If you are not on VM, the steps are the same, but they really can help. If you use VM, well. It’s better to DO NOT use VM and use docker instead on a host OS.
If you are used any network filesystem like, but not limited to: NFS/SMB/CIFS/SSHFS/etc. - storagenode is not compatible with any. It could work until doesn’t, and seems you reached this point… So - migrate your node directly to a file server/NAS or use iSCSI.

Check your logs after changes are made, you should not have any FATAL errors any time.

snorkel · February 24, 2024, 4:41pm

Satellites stop sending data when the occupied storage space is equal or more than allocated storage space, with a delay of 1hour max.
That is why you need to let at least 10% free (unallocated space) for overhead.
So, for the situations you mentioned:

Your node will crash and you will get disqualified, because it will try to store more than 5TB of data.
It will stop storing pieces at 5TB and some GB (the overhead).

The satellites don’t know how much space you have on your HDD. Only you provide that limit.

kocoten1992 · February 24, 2024, 5:57pm

Thank you very much, this is the information I was looking for <3.

But one thing doesn’t feel right, 10% overhead. Why I need 10% free storage when only 1h of delay? For example: if I have 16TB hdd, 10% would be 1.6TB, but in 1h, at most satellites will send me at most about 20GB (there is no way - more like 5GB), why 10% overhead is needed?

Should the config make more sense? 1% maybe?
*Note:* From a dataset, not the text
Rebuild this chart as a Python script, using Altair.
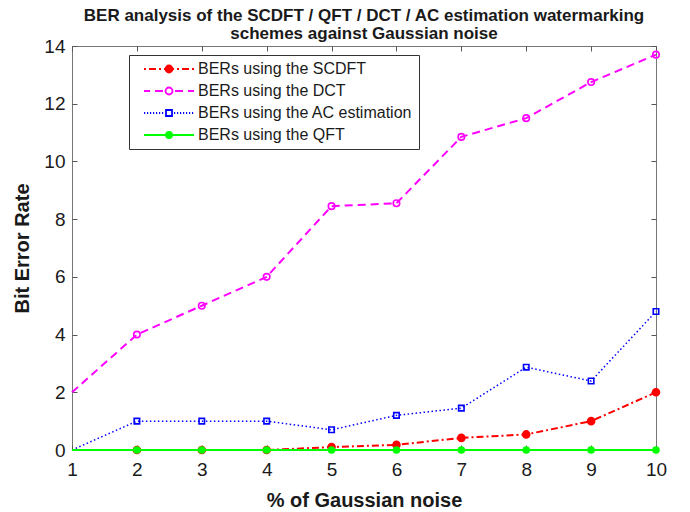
import altair as alt
import pandas as pd

# ---------------- data ----------------
noise = [1, 2, 3, 4, 5, 6, 7, 8, 9, 10]
ber_scdft = [0, 0, 0, 0, 0.1, 0.18, 0.42, 0.54, 1.0, 2.0]
ber_dct = [2, 4, 5, 6, 8.45, 8.55, 10.85, 11.5, 12.75, 13.7]
ber_ac = [0, 1, 1, 1, 0.7, 1.2, 1.45, 2.87, 2.39, 4.8]
ber_qft = [0, 0, 0, 0, 0, 0, 0, 0, 0, 0]
series_names = [
    "BERs using the SCDFT",
    "BERs using the DCT",
    "BERs using the AC estimation",
    "BERs using the QFT",
]
x_ticks = [1, 2, 3, 4, 5, 6, 7, 8, 9, 10]
y_ticks = [0, 2, 4, 6, 8, 10, 12, 14]
title_lines = [
    "BER analysis of the SCDFT / QFT / DCT / AC estimation watermarking",
    "schemes against Gaussian noise",
]
x_title = "% of Gaussian noise"
y_title = "Bit Error Rate"

values = [ber_scdft, ber_dct, ber_ac, ber_qft]
rows = []
for name, vals in zip(series_names, values):
    for xv, yv in zip(noise, vals):
        rows.append({"series": name, "x": xv, "y": yv})
df = pd.DataFrame(rows)

# ---------------- styles ----------------
FONT = "Liberation Sans"
colors = ["#ff0000", "#ff00ff", "#0000ff", "#00ff00"]
dashes = [[7, 3, 2, 3], [8, 5], [1.5, 2.5], [1, 0]]
line_widths = [2, 2, 1.5, 2]
marker_shapes = ["circle", "circle", "square", "circle"]
marker_filled = [True, False, False, True]
marker_sizes = [49, 42, 30, 36]

circ = "M{r},0A{r},{r},0,1,1,-{r},0A{r},{r},0,1,1,{r},0Z"
dots = "".join(f"M{a},0H{a+1.2}" for a in range(-25, -4, 3)) + "".join(
    f"M{a},0H{a+1.2}" for a in range(5, 25, 3)
)
legend_paths = [
    "M-25,0H-23M-20,0H-13M-10,0H-8M-5,0H5M8,0H10M13,0H20M23,0H25" + circ.format(r=3.5),
    "M-25,0H-19M-14,0H-6M6,0H14M19,0H25" + circ.format(r=3.5),
    dots + "M-3,-3H3V3H-3Z",
    "M-25,0H25" + circ.format(r=3),
]
legend_fills = ["#ff0000", "#ffffff", "#ffffff", "#00ff00"]

AX = "#555555"
TXT = "#1a1a1a"

xscale = alt.Scale(domain=[1, 10], nice=False, zero=False)
yscale = alt.Scale(domain=[0, 14], nice=False, zero=False)

x_bottom = alt.X(
    "x:Q", scale=xscale,
    axis=alt.Axis(
        orient="bottom", values=x_ticks, format="d", offset=-5, domain=False,
        tickSize=5, tickColor=AX, tickWidth=1, grid=False,
        labelFont=FONT, labelFontSize=19, labelColor=TXT, labelPadding=10,
        labelFlush=False, labelOverlap=False,
        title=x_title, titleFont=FONT, titleFontSize=20, titleFontWeight="bold",
        titleColor=TXT, titleY=61, titleBaseline="alphabetic",
    ),
)
y_left = alt.Y(
    "y:Q", scale=yscale,
    axis=alt.Axis(
        orient="left", values=y_ticks, format="d", offset=-5, domain=False,
        tickSize=5, tickColor=AX, tickWidth=1, grid=False,
        labelFont=FONT, labelFontSize=19, labelColor=TXT, labelPadding=7,
        labelFlush=False, labelOverlap=False,
        title=y_title, titleFont=FONT, titleFontSize=20, titleFontWeight="bold",
        titleColor=TXT, titleX=-49, titleY=202, titleAngle=270,
        titleAlign="center", titleBaseline="alphabetic",
    ),
)
x_top = alt.X(
    "x:Q", scale=xscale,
    axis=alt.Axis(orient="top", values=x_ticks, offset=-5, domain=False,
                  tickSize=5, tickColor=AX, labels=False, title=None, grid=False),
)
y_right = alt.Y(
    "y:Q", scale=yscale,
    axis=alt.Axis(orient="right", values=y_ticks, offset=-5, domain=False,
                  tickSize=5, tickColor=AX, labels=False, title=None, grid=False),
)
x_plain = alt.X("x:Q", scale=xscale, axis=None)
y_plain = alt.Y("y:Q", scale=yscale, axis=None)

base = alt.Chart(df)
layers = []
for i, name in enumerate(series_names):
    xe = x_bottom if i == 0 else x_plain
    ye = y_left if i == 0 else y_plain
    line = base.transform_filter(alt.datum.series == name).mark_line(
        color=colors[i], strokeDash=dashes[i], strokeWidth=line_widths[i]
    ).encode(x=xe, y=ye)
    pts = base.transform_filter(alt.datum.series == name).transform_filter(
        alt.datum.x > 1
    ).mark_point(
        shape=marker_shapes[i], filled=marker_filled[i],
        fill=colors[i] if marker_filled[i] else "transparent",
        stroke=colors[i], size=marker_sizes[i], strokeWidth=1.6, opacity=1,
    ).encode(x=x_plain, y=y_plain)
    layers += [line, pts]

leg = alt.Legend(
    title=None, orient="none", legendX=57, legendY=9, padding=6,
    fillColor="white", strokeColor="#333333", cornerRadius=0,
    symbolSize=4, symbolStrokeWidth=1.8, symbolOffset=26, labelOffset=21,
    labelFont=FONT, labelFontSize=16, labelColor=TXT, labelLimit=400,
    rowPadding=6,
)
legend_layer = base.transform_filter("datum.x < 0").mark_point(
    filled=True, size=4, opacity=1, strokeWidth=1.8
).encode(
    x=x_top, y=y_right,
    shape=alt.Shape("series:N", scale=alt.Scale(domain=series_names, range=legend_paths), legend=leg),
    fill=alt.Fill("series:N", scale=alt.Scale(domain=series_names, range=legend_fills), legend=leg),
    stroke=alt.Stroke("series:N", scale=alt.Scale(domain=series_names, range=colors), legend=leg),
)
layers.append(legend_layer)

chart = alt.layer(*layers).properties(
    width=584, height=404,
    autosize=alt.AutoSizeParams(type="none"),
    padding={"left": 64, "top": 38, "right": 26, "bottom": 60},
    title=alt.Title(
        text=title_lines, font=FONT, fontSize=17, fontWeight="bold",
        color=TXT, offset=7, dy=13, lineHeight=18, anchor="middle",
    ),
).configure_view(stroke="#777777", strokeWidth=1).configure_legend(strokeWidth=1)

chart.save("out.html", embed_options={"renderer": "svg", "actions": False})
And do you know STORJ calculate on terabyte or tebibyte?

Thank you very much!

daki82 · February 24, 2024, 8:54pm

the 10% is more or less an universal requirement for rotary drives in use.

its to account for overhead, fragmentation, and what else…

…long story short, it prevents you from getting stuck in an unmanageable drive.

if the (BIG > 10tb) node drive is nearly full, you can fine tune it to have around 1TB free.
example:
my 20TB drive is 18.1TB formated and i set 16.3 TB for the node from the start.

the safer one of the two

Ps: even in SSD s there is an “safety space” , but its “hidden” from the user. and you can only make it bigger.